In the bivariate QAP permutation test the estimated regression coefficient is a constant multiple of the correlation coefficient since the two standard deviations remain constant under the permutations. Therefore, these three test statistics will lead to the same results for the bivariate QAP. For the MRQAP approaches, where more complicated statistics must be used to control for the dependence on the third variable *Z*, the equivalence between these three possibilities no longer holds. Consequently, in the MRQAP case, we cannot assume that these three apparently equivalent measures of association will behave the same way under random permutations. Indeed, as we will show, they do not.

Different methods of data permutation have been proposed. They can be classified as “raw data” permutation methods and “residual” methods, as will be explained below.
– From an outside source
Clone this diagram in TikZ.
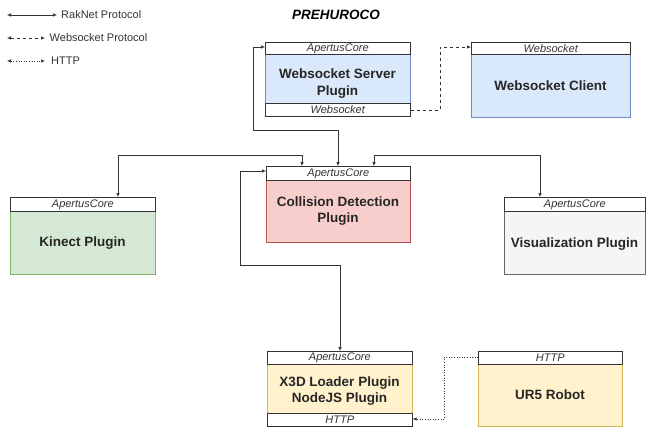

Some of these methods, when applied to some statistics may not have desirable properties. For example, Kennedy and Cade (1996) show that the method of permuting the raw *Y*-matrix yields substantial biased results with the use of a nonpivotal statistic. A statistic is defined to be pivotal when the distribution of the statistic under the null hypothesis is independent of the “nuisance” parameters; in our case, the nuisance parameters may be taken to be the residual variance and the regression coefficient *δ* in (3). When considering the null hypothesis *β* = 0 under permutational invariance (rather than independence) of the residuals, the nuisance parameters also include the type of dependence (autocorrelation) of the residuals *E*. The partial regression coefficient is not pivotal. Thus, the Kennedy and Cade (1996) result suggests that it would be inappropriate to use the regression coefficient as a test statistic under the permutation of the raw *Y*-matrix. Furthermore, Anderson and Robinson (2001) show that although most “residual” methods asymptotically give the same results, they differ in the ability to approximate an exact test in small samples. It can be concluded from this literature that in some procedures it is clearly better to use a pivotal statistic; in other cases, there might be no important difference. We will explore the sensitivity of each of the MRQAP methods by using it with both pivotal statistics and nonpivotal statistics in our test below.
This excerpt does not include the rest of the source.